◆ **Stated problem**
Can you write out all the lines word for word, with no pictures?
──────────
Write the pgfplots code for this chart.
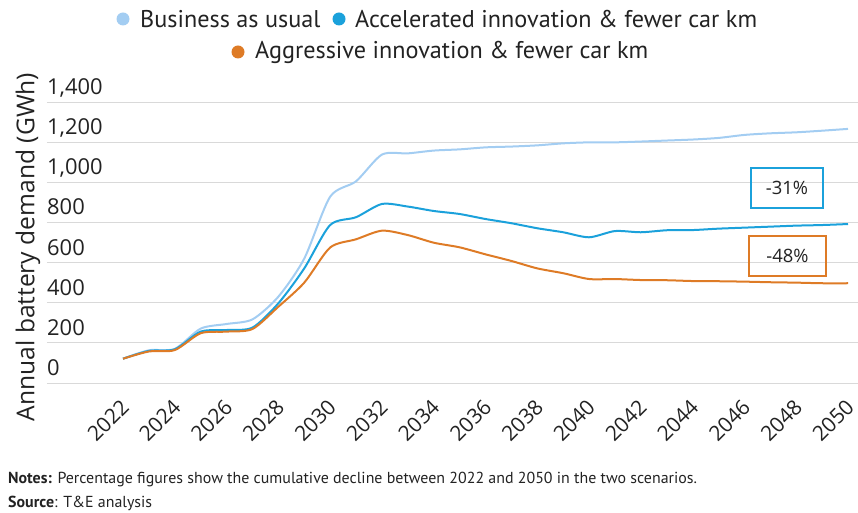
\documentclass[border=0pt]{standalone}
\usepackage{fontspec}
\setmainfont{PT Sans}
\newfontfamily\osans{Open Sans}
\usepackage{pgfplots}
\pgfplotsset{compat=1.18}
\usepackage{pgfplotstable}

\definecolor{bau}{HTML}{A3CDF2}
\definecolor{acc}{HTML}{1BA1DB}
\definecolor{agg}{HTML}{DE7B26}
\definecolor{gridgray}{HTML}{D9D9D9}
\definecolor{txt}{HTML}{222222}

% annual battery demand, GWh
\pgfplotstableread{
year bau  acc agg
2022 121  121 121
2023 163  160 157
2024 170  168 164
2025 271  256 248
2026 294  264 256
2027 317  276 269
2028 430  397 380
2029 620  571 500
2030 928  787 675
2031 1005 826 716
2032 1138 892 759
2033 1144 879 737
2034 1158 857 699
2035 1164 842 676
2036 1174 817 641
2037 1178 796 608
2038 1184 771 571
2039 1194 751 547
2040 1199 726 518
2041 1199 757 518
2042 1203 751 513
2043 1208 761 512
2044 1213 762 508
2045 1221 769 507
2046 1236 774 505
2047 1244 779 502
2048 1249 784 500
2049 1257 787 497
2050 1266 792 497
}\demand

\begin{document}
\begin{tikzpicture}
\path[use as bounding box] (-47bp,-130bp) rectangle (811bp,383bp);
\begin{axis}[
  at={(0,0)}, anchor=south west,
  scale only axis, width=811bp, height=281bp,
  xmin=2019.065, xmax=2050.386, ymin=0, ymax=1400,
  axis line style={draw=none},
  major tick length=0pt,
  xtick={2022,2024,...,2050},
  ytick={0,200,...,1400},
  ymajorgrids, grid style={draw=gridgray, line width=0.9bp},
  /pgf/number format/assume math mode=true,
  xticklabel style={font=\osans\fontsize{21}{21}\selectfont, text=txt,
    xshift=-3.5bp, yshift=-15bp, rotate=45, anchor=north east, inner sep=0pt,
    /pgf/number format/1000 sep={}},
  yticklabel style={font=\osans\fontsize{22}{22}\selectfont, text=txt,
    anchor=base west, inner sep=0pt, yshift=7.5bp,
    /pgf/number format/1000 sep={,}},
  ylabel={Annual battery demand (GWh)},
  ylabel style={at={(axis description cs:-0.0234,0.484)}, anchor=center,
    font=\osans\fontsize{24.7}{24.7}\selectfont, text=txt},
  clip=false,
]
\addplot[bau, line width=2bp, smooth, tension=0.45] table[x=year, y=bau] {\demand};
\addplot[acc, line width=2bp, smooth, tension=0.45] table[x=year, y=acc] {\demand};
\addplot[agg, line width=2bp, smooth, tension=0.45] table[x=year, y=agg] {\demand};

\node[draw=acc, line width=1.5bp, minimum width=72bp, minimum height=40bp,
  text=txt, font=\osans\fontsize{18.5}{20}\selectfont] at (axis cs:2047.64,972) {-31\%};
\node[draw=agg, line width=1.5bp, minimum width=77bp, minimum height=40bp,
  text=txt, font=\osans\fontsize{18.5}{20}\selectfont] at (axis cs:2047.66,633) {-48\%};
\end{axis}

% legend
\begin{scope}[every node/.style={anchor=west, inner sep=0pt, text=txt,
    font=\fontsize{24.3}{26}\selectfont}]
\fill[bau] (76bp,364bp) circle (6.5bp);
\node at (93bp,364bp) {Business as usual};
\fill[acc] (292bp,364bp) circle (6.5bp);
\node at (308bp,364bp) {Accelerated innovation \& fewer car km};
\fill[agg] (191bp,331bp) circle (6.5bp);
\node at (208bp,331bp) {Aggressive innovation \& fewer car km};
\end{scope}

% notes
\node[anchor=base west, inner sep=0pt, text=txt, font=\fontsize{16}{18}\selectfont]
  at (-39bp,-100bp) {\textbf{Notes:} Percentage figures show the cumulative decline between 2022 and 2050 in the two scenarios.};
\node[anchor=base west, inner sep=0pt, text=txt, font=\fontsize{16}{18}\selectfont]
  at (-39bp,-124bp) {\textbf{Source}: T\&E analysis};
\end{tikzpicture}
\end{document}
──────────
◆ **Problem solution**
Write the pgfplots code for this chart.
\documentclass[border=0pt]{standalone}
\usepackage{fontspec}
\setmainfont{PT Sans}
\newfontfamily\osans{Open Sans}
\usepackage{pgfplots}
\pgfplotsset{compat=1.18}
\usepackage{pgfplotstable}

\definecolor{bau}{HTML}{A3CDF2}
\definecolor{acc}{HTML}{1BA1DB}
\definecolor{agg}{HTML}{DE7B26}
\definecolor{gridgray}{HTML}{D9D9D9}
\definecolor{txt}{HTML}{222222}

% annual battery demand, GWh
\pgfplotstableread{
year bau  acc agg
2022 121  121 121
2023 163  160 157
2024 170  168 164
2025 271  256 248
2026 294  264 256
2027 317  276 269
2028 430  397 380
2029 620  571 500
2030 928  787 675
2031 1005 826 716
2032 1138 892 759
2033 1144 879 737
2034 1158 857 699
2035 1164 842 676
2036 1174 817 641
2037 1178 796 608
2038 1184 771 571
2039 1194 751 547
2040 1199 726 518
2041 1199 757 518
2042 1203 751 513
2043 1208 761 512
2044 1213 762 508
2045 1221 769 507
2046 1236 774 505
2047 1244 779 502
2048 1249 784 500
2049 1257 787 497
2050 1266 792 497
}\demand

\begin{document}
\begin{tikzpicture}
\path[use as bounding box] (-47bp,-130bp) rectangle (811bp,383bp);
\begin{axis}[
  at={(0,0)}, anchor=south west,
  scale only axis, width=811bp, height=281bp,
  xmin=2019.065, xmax=2050.386, ymin=0, ymax=1400,
  axis line style={draw=none},
  major tick length=0pt,
  xtick={2022,2024,...,2050},
  ytick={0,200,...,1400},
  ymajorgrids, grid style={draw=gridgray, line width=0.9bp},
  /pgf/number format/assume math mode=true,
  xticklabel style={font=\osans\fontsize{21}{21}\selectfont, text=txt,
    xshift=-3.5bp, yshift=-15bp, rotate=45, anchor=north east, inner sep=0pt,
    /pgf/number format/1000 sep={}},
  yticklabel style={font=\osans\fontsize{22}{22}\selectfont, text=txt,
    anchor=base west, inner sep=0pt, yshift=7.5bp,
    /pgf/number format/1000 sep={,}},
  ylabel={Annual battery demand (GWh)},
  ylabel style={at={(axis description cs:-0.0234,0.484)}, anchor=center,
    font=\osans\fontsize{24.7}{24.7}\selectfont, text=txt},
  clip=false,
]
\addplot[bau, line width=2bp, smooth, tension=0.45] table[x=year, y=bau] {\demand};
\addplot[acc, line width=2bp, smooth, tension=0.45] table[x=year, y=acc] {\demand};
\addplot[agg, line width=2bp, smooth, tension=0.45] table[x=year, y=agg] {\demand};

\node[draw=acc, line width=1.5bp, minimum width=72bp, minimum height=40bp,
  text=txt, font=\osans\fontsize{18.5}{20}\selectfont] at (axis cs:2047.64,972) {-31\%};
\node[draw=agg, line width=1.5bp, minimum width=77bp, minimum height=40bp,
  text=txt, font=\osans\fontsize{18.5}{20}\selectfont] at (axis cs:2047.66,633) {-48\%};
\end{axis}

% legend
\begin{scope}[every node/.style={anchor=west, inner sep=0pt, text=txt,
    font=\fontsize{24.3}{26}\selectfont}]
\fill[bau] (76bp,364bp) circle (6.5bp);
\node at (93bp,364bp) {Business as usual};
\fill[acc] (292bp,364bp) circle (6.5bp);
\node at (308bp,364bp) {Accelerated innovation \& fewer car km};
\fill[agg] (191bp,331bp) circle (6.5bp);
\node at (208bp,331bp) {Aggressive innovation \& fewer car km};
\end{scope}

% notes
\node[anchor=base west, inner sep=0pt, text=txt, font=\fontsize{16}{18}\selectfont]
  at (-39bp,-100bp) {\textbf{Notes:} Percentage figures show the cumulative decline between 2022 and 2050 in the two scenarios.};
\node[anchor=base west, inner sep=0pt, text=txt, font=\fontsize{16}{18}\selectfont]
  at (-39bp,-124bp) {\textbf{Source}: T\&E analysis};
\end{tikzpicture}
\end{document}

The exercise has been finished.